SHORT TASK —
Show every line where "this" occurs.

ENTRIES SHOWN —
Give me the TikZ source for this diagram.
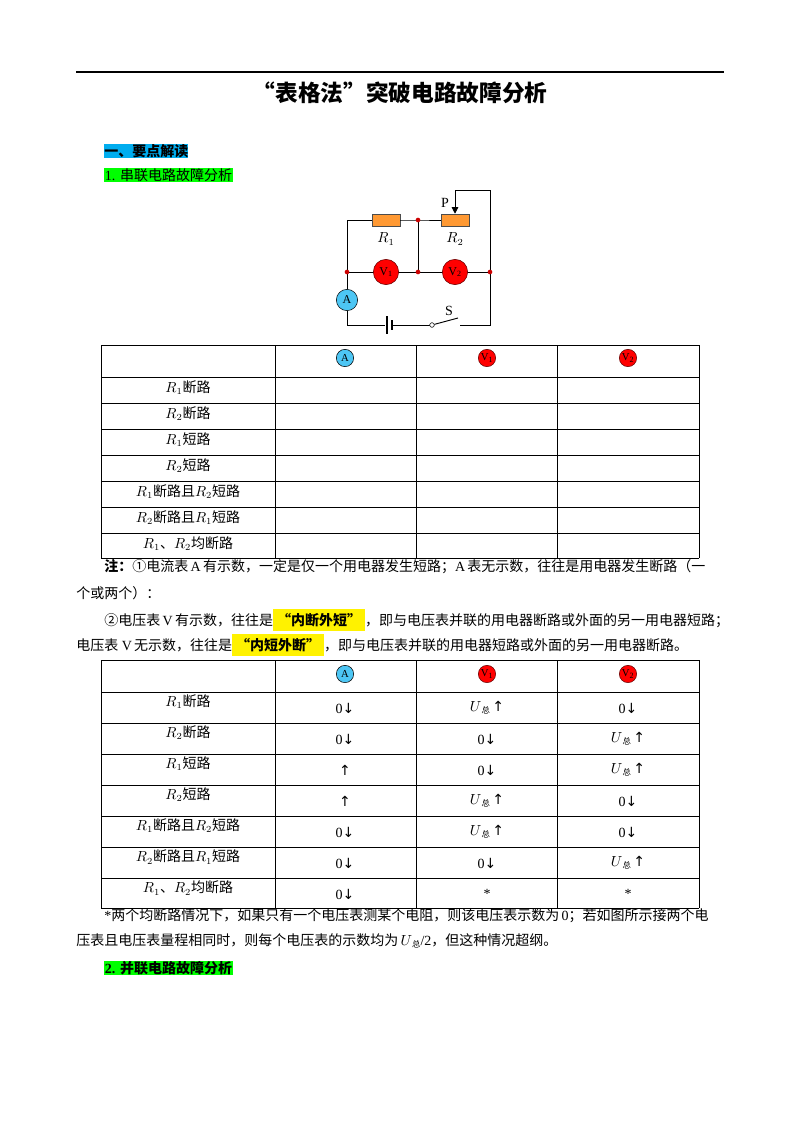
...
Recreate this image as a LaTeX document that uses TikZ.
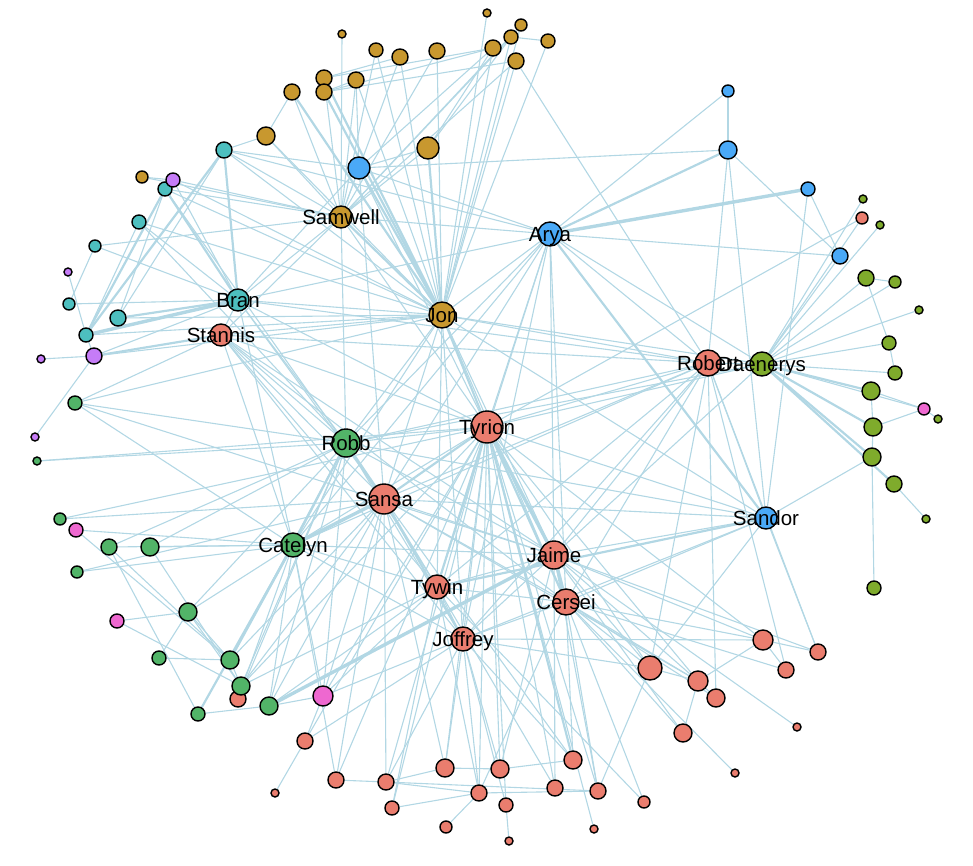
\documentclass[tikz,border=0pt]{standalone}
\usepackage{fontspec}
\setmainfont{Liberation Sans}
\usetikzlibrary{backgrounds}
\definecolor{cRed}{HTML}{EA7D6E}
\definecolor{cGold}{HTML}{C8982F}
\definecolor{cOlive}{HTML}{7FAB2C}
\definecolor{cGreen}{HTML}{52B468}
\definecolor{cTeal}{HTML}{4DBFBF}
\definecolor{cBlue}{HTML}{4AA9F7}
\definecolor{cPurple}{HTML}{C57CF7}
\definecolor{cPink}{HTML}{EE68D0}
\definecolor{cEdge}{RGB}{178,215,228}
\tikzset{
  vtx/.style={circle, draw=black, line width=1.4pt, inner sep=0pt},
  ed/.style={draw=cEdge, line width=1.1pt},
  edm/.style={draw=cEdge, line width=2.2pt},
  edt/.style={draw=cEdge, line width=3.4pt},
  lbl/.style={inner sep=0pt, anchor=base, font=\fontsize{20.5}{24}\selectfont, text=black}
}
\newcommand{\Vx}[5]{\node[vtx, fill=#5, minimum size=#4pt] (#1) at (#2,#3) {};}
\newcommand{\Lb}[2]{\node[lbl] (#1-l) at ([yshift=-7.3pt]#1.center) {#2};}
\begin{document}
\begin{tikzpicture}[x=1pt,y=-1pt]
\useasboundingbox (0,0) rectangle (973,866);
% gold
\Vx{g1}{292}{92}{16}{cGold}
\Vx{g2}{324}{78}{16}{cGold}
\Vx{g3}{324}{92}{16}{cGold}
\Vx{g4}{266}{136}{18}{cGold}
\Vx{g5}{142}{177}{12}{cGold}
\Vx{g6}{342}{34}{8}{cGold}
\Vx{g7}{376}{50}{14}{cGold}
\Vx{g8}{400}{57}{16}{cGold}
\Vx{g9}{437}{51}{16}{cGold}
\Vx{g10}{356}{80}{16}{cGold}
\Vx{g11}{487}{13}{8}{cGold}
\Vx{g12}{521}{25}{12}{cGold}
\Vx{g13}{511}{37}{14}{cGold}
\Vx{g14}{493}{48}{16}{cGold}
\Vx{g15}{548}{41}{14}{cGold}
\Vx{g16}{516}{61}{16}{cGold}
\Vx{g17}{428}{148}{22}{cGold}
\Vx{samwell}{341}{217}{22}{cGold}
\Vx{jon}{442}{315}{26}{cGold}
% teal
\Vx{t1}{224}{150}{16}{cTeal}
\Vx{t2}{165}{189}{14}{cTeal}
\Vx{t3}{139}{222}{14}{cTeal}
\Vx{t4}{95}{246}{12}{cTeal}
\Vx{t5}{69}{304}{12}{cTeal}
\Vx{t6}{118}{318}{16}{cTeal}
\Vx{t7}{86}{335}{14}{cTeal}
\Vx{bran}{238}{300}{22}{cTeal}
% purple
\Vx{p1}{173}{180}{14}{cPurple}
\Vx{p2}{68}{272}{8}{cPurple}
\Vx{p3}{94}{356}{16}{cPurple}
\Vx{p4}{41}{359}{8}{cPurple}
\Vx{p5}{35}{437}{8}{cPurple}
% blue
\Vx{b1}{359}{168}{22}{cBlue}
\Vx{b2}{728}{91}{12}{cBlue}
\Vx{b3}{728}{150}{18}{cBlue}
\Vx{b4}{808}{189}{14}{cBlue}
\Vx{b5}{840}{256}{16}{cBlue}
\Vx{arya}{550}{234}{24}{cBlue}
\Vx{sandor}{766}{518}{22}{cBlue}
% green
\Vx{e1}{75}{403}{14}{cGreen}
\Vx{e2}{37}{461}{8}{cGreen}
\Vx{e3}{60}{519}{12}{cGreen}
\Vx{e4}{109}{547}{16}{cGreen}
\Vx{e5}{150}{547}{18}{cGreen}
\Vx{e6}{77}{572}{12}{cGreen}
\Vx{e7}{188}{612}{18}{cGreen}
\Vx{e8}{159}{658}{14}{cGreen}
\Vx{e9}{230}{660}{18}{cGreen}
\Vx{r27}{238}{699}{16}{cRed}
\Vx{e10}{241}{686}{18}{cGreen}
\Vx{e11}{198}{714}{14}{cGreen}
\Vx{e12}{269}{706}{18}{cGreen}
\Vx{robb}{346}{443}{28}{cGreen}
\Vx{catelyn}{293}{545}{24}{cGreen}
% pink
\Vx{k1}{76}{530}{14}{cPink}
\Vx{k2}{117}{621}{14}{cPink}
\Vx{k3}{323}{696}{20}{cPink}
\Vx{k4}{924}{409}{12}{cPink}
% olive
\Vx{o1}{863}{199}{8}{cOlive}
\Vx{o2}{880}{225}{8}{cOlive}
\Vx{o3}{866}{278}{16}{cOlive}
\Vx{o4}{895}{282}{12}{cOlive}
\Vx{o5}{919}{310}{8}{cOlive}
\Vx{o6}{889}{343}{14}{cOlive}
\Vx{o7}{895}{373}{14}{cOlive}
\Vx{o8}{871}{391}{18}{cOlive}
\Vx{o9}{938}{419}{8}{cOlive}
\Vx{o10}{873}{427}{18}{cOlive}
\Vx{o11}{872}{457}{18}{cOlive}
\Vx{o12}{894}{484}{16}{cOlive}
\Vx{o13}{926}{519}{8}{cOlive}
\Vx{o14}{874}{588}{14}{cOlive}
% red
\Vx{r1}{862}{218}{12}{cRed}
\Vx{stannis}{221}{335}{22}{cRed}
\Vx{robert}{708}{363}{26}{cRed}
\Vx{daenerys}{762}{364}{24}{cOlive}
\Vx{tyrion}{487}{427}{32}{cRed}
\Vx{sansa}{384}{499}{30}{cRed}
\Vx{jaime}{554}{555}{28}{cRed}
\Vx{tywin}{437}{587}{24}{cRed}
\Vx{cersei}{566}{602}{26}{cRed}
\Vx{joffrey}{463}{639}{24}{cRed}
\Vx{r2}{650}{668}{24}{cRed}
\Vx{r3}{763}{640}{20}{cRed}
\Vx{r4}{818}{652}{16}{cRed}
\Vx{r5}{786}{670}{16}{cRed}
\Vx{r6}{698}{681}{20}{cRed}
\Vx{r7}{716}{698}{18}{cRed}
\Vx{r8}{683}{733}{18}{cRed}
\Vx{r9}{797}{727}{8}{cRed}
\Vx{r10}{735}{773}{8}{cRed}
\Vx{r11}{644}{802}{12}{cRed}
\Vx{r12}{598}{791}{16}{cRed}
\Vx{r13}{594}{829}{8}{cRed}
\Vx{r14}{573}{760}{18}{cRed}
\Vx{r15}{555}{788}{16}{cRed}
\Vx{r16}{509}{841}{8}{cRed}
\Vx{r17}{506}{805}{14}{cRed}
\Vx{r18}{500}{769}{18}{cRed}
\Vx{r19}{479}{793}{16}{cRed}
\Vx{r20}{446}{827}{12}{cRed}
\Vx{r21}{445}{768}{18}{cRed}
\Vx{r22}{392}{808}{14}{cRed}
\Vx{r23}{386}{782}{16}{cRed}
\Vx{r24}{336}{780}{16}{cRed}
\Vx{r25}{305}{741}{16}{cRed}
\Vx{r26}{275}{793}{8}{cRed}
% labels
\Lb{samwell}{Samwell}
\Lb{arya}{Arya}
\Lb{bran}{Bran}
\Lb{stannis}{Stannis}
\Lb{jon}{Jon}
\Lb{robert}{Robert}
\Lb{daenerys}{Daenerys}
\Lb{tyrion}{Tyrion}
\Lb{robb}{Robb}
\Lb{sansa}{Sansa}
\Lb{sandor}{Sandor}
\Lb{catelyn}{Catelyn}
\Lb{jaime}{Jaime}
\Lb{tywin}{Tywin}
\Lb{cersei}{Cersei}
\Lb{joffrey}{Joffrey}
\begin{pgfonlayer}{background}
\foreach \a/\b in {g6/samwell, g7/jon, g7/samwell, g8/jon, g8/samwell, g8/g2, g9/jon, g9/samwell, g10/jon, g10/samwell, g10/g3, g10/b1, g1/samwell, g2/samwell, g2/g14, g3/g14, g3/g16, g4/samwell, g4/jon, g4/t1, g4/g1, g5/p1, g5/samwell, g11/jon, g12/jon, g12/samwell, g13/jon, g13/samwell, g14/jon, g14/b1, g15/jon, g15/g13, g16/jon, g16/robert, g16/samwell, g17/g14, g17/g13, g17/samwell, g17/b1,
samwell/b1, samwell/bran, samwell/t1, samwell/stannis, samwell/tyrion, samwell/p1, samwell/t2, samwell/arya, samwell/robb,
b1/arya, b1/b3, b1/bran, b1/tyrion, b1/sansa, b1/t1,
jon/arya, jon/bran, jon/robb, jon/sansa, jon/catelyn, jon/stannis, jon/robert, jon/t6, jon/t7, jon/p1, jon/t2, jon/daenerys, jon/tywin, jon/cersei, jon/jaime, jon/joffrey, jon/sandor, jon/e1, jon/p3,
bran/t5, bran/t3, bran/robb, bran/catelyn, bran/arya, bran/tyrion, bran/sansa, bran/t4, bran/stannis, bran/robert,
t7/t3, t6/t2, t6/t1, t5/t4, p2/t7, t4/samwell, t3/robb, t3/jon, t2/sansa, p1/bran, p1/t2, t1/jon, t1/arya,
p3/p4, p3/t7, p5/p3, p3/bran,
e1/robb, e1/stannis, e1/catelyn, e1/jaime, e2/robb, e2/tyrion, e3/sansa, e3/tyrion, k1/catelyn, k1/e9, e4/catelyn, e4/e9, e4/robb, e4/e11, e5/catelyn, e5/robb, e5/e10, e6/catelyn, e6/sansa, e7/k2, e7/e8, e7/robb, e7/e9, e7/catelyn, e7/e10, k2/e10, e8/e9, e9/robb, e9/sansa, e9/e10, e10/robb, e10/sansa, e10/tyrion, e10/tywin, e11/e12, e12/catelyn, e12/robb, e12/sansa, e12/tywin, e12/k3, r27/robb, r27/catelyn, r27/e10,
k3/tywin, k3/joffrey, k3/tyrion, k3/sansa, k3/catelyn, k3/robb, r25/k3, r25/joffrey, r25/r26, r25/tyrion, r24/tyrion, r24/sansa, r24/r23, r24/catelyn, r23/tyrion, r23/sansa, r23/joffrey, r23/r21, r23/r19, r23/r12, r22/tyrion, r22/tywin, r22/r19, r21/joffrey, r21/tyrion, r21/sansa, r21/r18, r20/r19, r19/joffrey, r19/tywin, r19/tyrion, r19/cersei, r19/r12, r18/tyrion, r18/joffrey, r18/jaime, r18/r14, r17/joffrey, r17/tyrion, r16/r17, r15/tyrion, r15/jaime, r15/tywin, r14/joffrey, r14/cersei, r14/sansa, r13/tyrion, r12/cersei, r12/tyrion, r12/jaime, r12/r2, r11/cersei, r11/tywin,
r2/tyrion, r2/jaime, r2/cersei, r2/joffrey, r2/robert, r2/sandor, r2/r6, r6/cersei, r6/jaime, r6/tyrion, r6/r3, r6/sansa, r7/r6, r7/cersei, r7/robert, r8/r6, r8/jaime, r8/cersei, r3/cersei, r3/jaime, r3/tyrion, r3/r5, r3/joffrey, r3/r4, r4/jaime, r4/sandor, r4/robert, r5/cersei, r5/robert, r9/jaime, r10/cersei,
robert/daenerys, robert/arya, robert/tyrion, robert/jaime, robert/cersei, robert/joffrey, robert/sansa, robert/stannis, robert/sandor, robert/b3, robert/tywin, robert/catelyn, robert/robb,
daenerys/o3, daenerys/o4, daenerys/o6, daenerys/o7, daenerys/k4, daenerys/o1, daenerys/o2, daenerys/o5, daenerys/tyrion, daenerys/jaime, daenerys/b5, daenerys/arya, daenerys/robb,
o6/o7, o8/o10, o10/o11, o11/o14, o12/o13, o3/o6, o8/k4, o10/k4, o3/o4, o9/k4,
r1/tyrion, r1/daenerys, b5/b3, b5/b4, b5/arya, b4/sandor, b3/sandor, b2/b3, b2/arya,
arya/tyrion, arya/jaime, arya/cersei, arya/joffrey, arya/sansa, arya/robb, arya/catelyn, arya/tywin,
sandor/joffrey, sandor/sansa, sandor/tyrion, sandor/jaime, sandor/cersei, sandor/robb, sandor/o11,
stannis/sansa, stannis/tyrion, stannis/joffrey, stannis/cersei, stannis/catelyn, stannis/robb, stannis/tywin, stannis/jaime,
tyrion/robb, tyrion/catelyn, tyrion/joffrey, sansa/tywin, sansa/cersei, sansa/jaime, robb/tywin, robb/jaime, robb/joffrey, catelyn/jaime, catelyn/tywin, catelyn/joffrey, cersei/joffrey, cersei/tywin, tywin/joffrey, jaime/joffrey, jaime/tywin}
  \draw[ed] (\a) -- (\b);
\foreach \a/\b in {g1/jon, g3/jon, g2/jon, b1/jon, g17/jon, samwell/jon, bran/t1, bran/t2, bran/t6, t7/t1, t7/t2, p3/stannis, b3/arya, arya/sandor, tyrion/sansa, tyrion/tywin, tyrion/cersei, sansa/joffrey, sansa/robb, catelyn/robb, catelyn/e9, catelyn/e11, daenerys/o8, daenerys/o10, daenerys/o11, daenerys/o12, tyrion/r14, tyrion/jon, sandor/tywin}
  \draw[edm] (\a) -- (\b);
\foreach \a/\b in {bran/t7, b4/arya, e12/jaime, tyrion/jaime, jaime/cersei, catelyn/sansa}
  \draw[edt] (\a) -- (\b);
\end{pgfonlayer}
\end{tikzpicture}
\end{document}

FULL RESPONSE —
Give me the TikZ source for this diagram.
Recreate this image as a LaTeX document that uses TikZ.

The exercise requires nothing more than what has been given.